Things personally may be crumbling. God may be tearing down walls within you, and I pray that He is because that if often where true intimacy with Him derives from. The world may be crumbling in multiple ways. You may be standing amongst rubble, whether big or small, but there is hope in the rubble. There is hope because of Jesus. There is something to believe in and have faith in. The rubble is broken and in pieces, but Jesus is solid. Jesus is truth. God knows the rubble you find yourself in the middle of and has sent His Son to meet you right there in the middle of that rubble to help you navigate your way out through the amazing power of the Holy Spirit. For now, we have the Holy Spirit, but one day Jesus will return (whoop whoop!!!!)

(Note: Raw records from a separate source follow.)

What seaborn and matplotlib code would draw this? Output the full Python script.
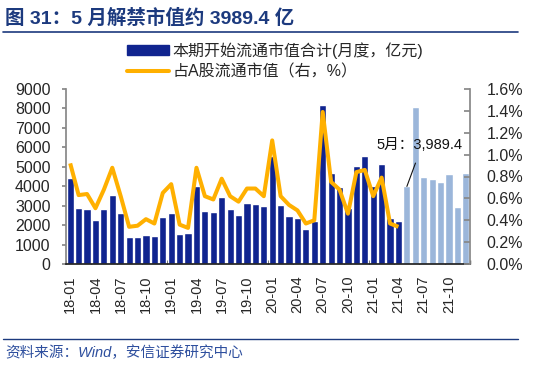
import numpy as np
import pandas as pd
import matplotlib
matplotlib.use("Agg")
import matplotlib.pyplot as plt
import seaborn as sns
from matplotlib.patches import Patch
from matplotlib.lines import Line2D
from matplotlib.ticker import FuncFormatter, FixedLocator

months = [f"{y}-{m:02d}" for y in (18, 19, 20, 21) for m in range(1, 13)]
unlock_value = [4400, 2880, 2820, 2240, 2850, 3530, 2610, 1380, 1390, 1500, 1420, 2400,
                2640, 1550, 1590, 4010, 2740, 2670, 3430, 2810, 2520, 3120, 3090, 2970,
                5560, 3040, 2490, 2390, 1780, 2220, 8175, 4660, 3975, 2900, 5040, 5570,
                4010, 5130, 2370, 2230, 3989.4, 8055, 4456, 4390, 4200, 4610, 2914, 4660]
n_actual = 40
share_pct = [0.92, 0.63, 0.64, 0.51, 0.68, 0.88, 0.62, 0.34, 0.35, 0.41, 0.37, 0.65,
             0.73, 0.36, 0.33, 0.88, 0.62, 0.59, 0.78, 0.62, 0.57, 0.69, 0.69, 0.62,
             1.13, 0.62, 0.54, 0.49, 0.37, 0.40, 1.39, 0.75, 0.68, 0.46, 0.84, 0.86,
             0.62, 0.79, 0.37, 0.34]
title = "图 31：5 月解禁市值约 3989.4 亿"
bar_label = "本期开始流通市值合计(月度，亿元)"
line_label = "占A股流通市值（右，%）"
source = "资料来源：Wind，安信证券研究中心"
annot = "5月：3,989.4"

DARK = "#10248F"
LIGHT = "#9BB6DA"
ORANGE = "#FFB000"
NAVY = "#1C3A7E"

sns.set_theme(style="white")
plt.rcParams["font.family"] = ["Liberation Sans", "Noto Sans CJK SC", "DejaVu Sans"]

fig = plt.figure(figsize=(5.39, 3.75), dpi=100)
ax = fig.add_axes([66/539, 1-264/375, (470-66)/539, 175/375])

df = pd.DataFrame({"month": months, "value": unlock_value})
colors = [DARK if i < n_actual else LIGHT for i in range(len(months))]
sns.barplot(data=df, x="month", y="value", hue="month", palette=colors,
            legend=False, width=0.86, ax=ax, saturation=1)
ax.set_xlim(-0.5, len(months) - 0.5)
ax.set_ylim(0, 9000)
ax.set_yticks(np.arange(0, 9001, 1000))
ax.set_xlabel("")
ax.set_ylabel("")
ax.set_xticks(range(0, len(months), 3))
ax.set_xticklabels(months[::3], rotation=90, fontsize=10.5)
ax.xaxis.set_minor_locator(FixedLocator(np.arange(-0.5, len(months), 3)))
ax.tick_params(axis="x", which="major", length=0, pad=8)
ax.tick_params(axis="x", which="minor", direction="in", length=3, color="#333333", bottom=True)
ax.tick_params(axis="y", labelsize=11.5, length=3, direction="out", color="#888888", left=True, pad=8)
for s in ("top", "right"):
    ax.spines[s].set_visible(False)
ax.spines["left"].set_color("#888888")
ax.spines["bottom"].set_color("#222222")

ax2 = ax.twinx()
line_df = pd.DataFrame({"x": np.arange(n_actual), "pct": share_pct})
sns.lineplot(data=line_df, x="x", y="pct", color=ORANGE, linewidth=2.9, ax=ax2,
             solid_joinstyle="round", solid_capstyle="butt")
ax2.set_ylim(0, 1.6)
ax2.set_yticks(np.arange(0, 1.61, 0.2))
ax2.yaxis.set_major_formatter(FuncFormatter(lambda v, p: f"{v:.1f}%"))
ax2.set_ylabel("")
ax2.set_xlabel("")
ax2.tick_params(axis="y", labelsize=11.5, length=4, direction="in", color="#888888", right=True, pad=12)
for s in ("top", "left", "bottom"):
    ax2.spines[s].set_visible(False)
ax2.spines["right"].set_color("#888888")
ax2.set_xlim(-0.5, len(months) - 0.5)

ax.annotate(annot, xy=(n_actual, unlock_value[n_actual]), xytext=(36.4, 6120),
            textcoords="data", ha="left", va="center", fontsize=10.5, color="#111111",
            arrowprops=dict(arrowstyle="-", color="#111111", lw=0.8, relpos=(0.5, 0.0),
                            shrinkA=6, shrinkB=0))

handles = [Patch(facecolor=DARK, edgecolor=DARK),
           Line2D([0], [0], color=ORANGE, lw=2.9)]
fig.legend(handles, [bar_label, line_label], loc="upper left",
           bbox_to_anchor=(127/539, 1-42/375), frameon=False, fontsize=11.5,
           handlelength=2.6, handleheight=0.55, handletextpad=0.25, labelspacing=0.35,
           borderpad=0, borderaxespad=0)

fig.text(5/539, 1-18/375, title, fontsize=14, fontweight="bold", color=NAVY,
         ha="left", va="center")
fig.add_artist(Line2D([3/539, 518/539], [1-32/375, 1-32/375], color=NAVY, lw=1.2))
fig.add_artist(Line2D([3/539, 518/539], [1-339/375, 1-339/375], color=NAVY, lw=1.0))
fig.text(5/539, 1-353/375, source, fontsize=10.5, style="italic", color="#2E4F9E",
         ha="left", va="center")

fig.savefig("out.png", dpi=100)
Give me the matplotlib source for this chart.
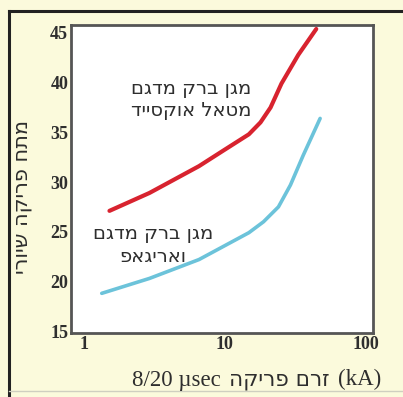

So if the Son sets you free, you will be free indeed. John 8:36
But the Helper, the Holy Spirit, whom the Father will send in my name, he will teach you all things and bring to your remembrance all that I have said to you. Peace I leave with you; my peace I give to you. Not as the world gives do I give to you. Let not your hearts be troubled, neither let them be afraid. John 14: 26-27
But now that you have been set free from sin and have become slaves of God, the fruit you get leads to sanctification and its end, eternal life. For the wages of sin is death, but the free gift of God is eternal life in Christ Jesus our Lord.
Life is ever changing, but Jesus is coming and God is on His throne. Find hope in that, be it the big things or little things in life!